Recent reports have shown that the sensitivity of cell lines to growth inhibition by EGFR inhibitors is dependent on the down-regulation of the PI3K-Akt pathway. There can be extensive overlap in signaling where an EGFR signaling pathway can also be regulated by several other receptor tyrosine kinases. This potential for multiple inputs in EGFR signaling pathways suggests that inhibiting EGFR alone may not allow for growth inhibition of all tumor cells and highlights the potential for multi-point intervention utilizing combinations of receptor tyrosine kinase inhibitors. Combining EGFR inhibitors with inhibitors of IGF1-R has shown success in some preclinical models. In addition to multiple inputs in growth factor signaling, specific mutations or protein deletions in downstream signaling pathways can affect sensitivity to EGFR inhibition. For example the MDA-468 breast tumor cell line contains a deletion of PTEN, and endogenous inhibitor of PI3K signaling. Reconstitution of PTEN in these cells enhances their sensitivity to EGFR inhibition. Such studies have suggested that combining EGFR inhibitors with agents, such as mTOR inhibitors, that antagonize downstream signaling pathways may permit enhanced sensitization in cell lines that either have redundancy in receptor tyrosine kinase signaling or contain specific mutations in downstream signaling.

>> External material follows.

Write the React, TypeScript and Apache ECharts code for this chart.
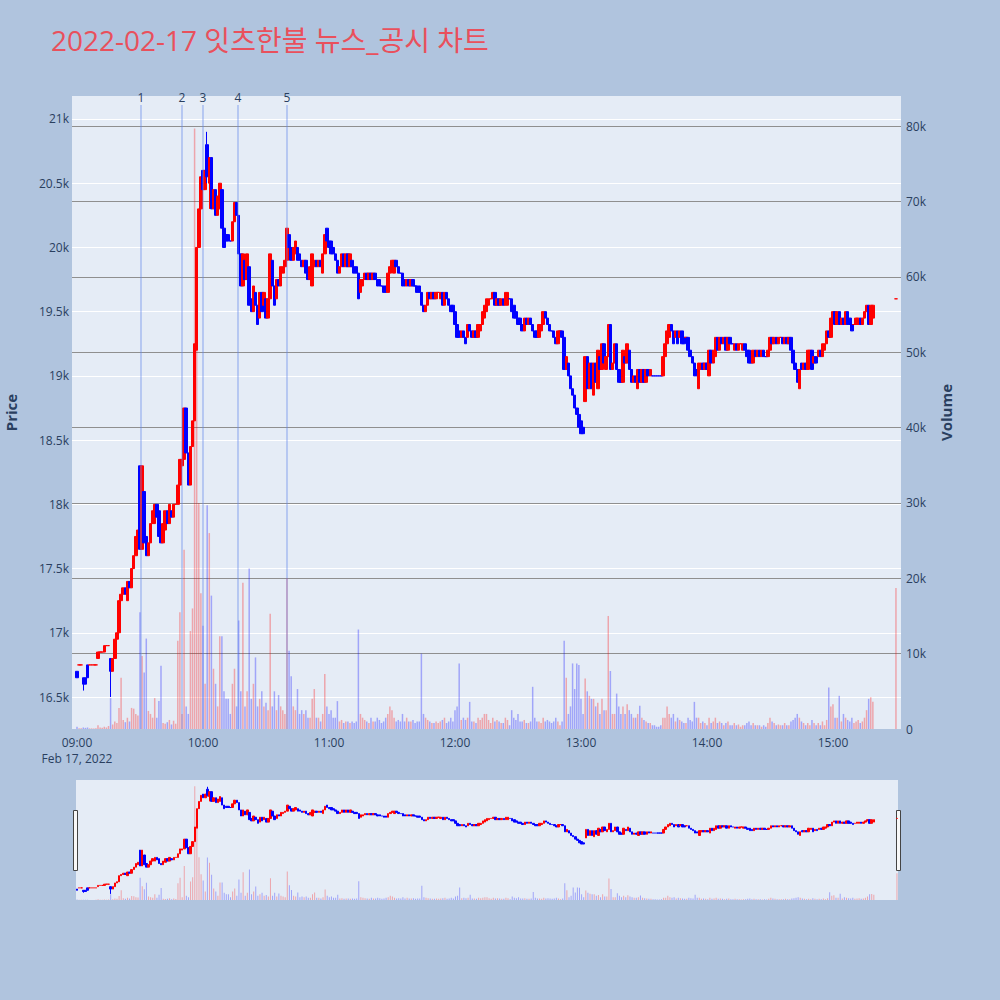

Many inhibitors of mTOR have been identified and several are in clinical trials for the treatment of cancer (e.g. RAD001 (also known as Everolimus; Novartis); CCI-779 (also known as Temsirolimus; Wyeth); AP23573 (Ariad Pharmaceuticals); and KU-0059475 (Kudus Pharmaceuticals); Mita, M. M. et al. (2003) Cancer Biology & Therapy 2:4:Supp1.1, S169-S177). The potential effectiveness of combinations of such mTOR inhibitors with other anti-cancer agents has also been suggested and is being tested in clinical trials (Adjei, A. and Hidalgo, M. (2005) J. Clin. Oncol. 23:5386-5403). Such combinations include combinations of mTOR inhibitors with protein-tyrosine kinase inhibitors (Sawyers, C. (2003) Cancer Cell 4:343-348; Gemmill, R. M. et al. (2005) Br. J. Cancer 92(12):2266-2277;Goudar, R. K. et al. (2005) Mol. Cancer Therapeutics 4(1):101-112; International Patent Publication WO 2004/004644; Birle, D. C., et al. Proc. Am. Assoc. Cancer Res. (2nd edn) (2003) 44: 932 Abs. R4692).
Despite the advances in treatment described above there remains a critical need for improved treatments for many human cancers. The invention described herein provides new anti-cancer combination therapies that are an improvement on the efficacy of either EGFR kinase inhibitors or mTOR inhibitors when administered alone. In particular, the present invention is directed to methods of combined treatment of breast, colon, NSCL or pancreatic cancer with an epidermal growth factor receptor (EGFR) kinase inhibitor and an mTOR inhibitor that sensitizes tumor cells of these cancers to the effects of EGFR kinase inhibitors, a result which has not previously been reported in the medical literature.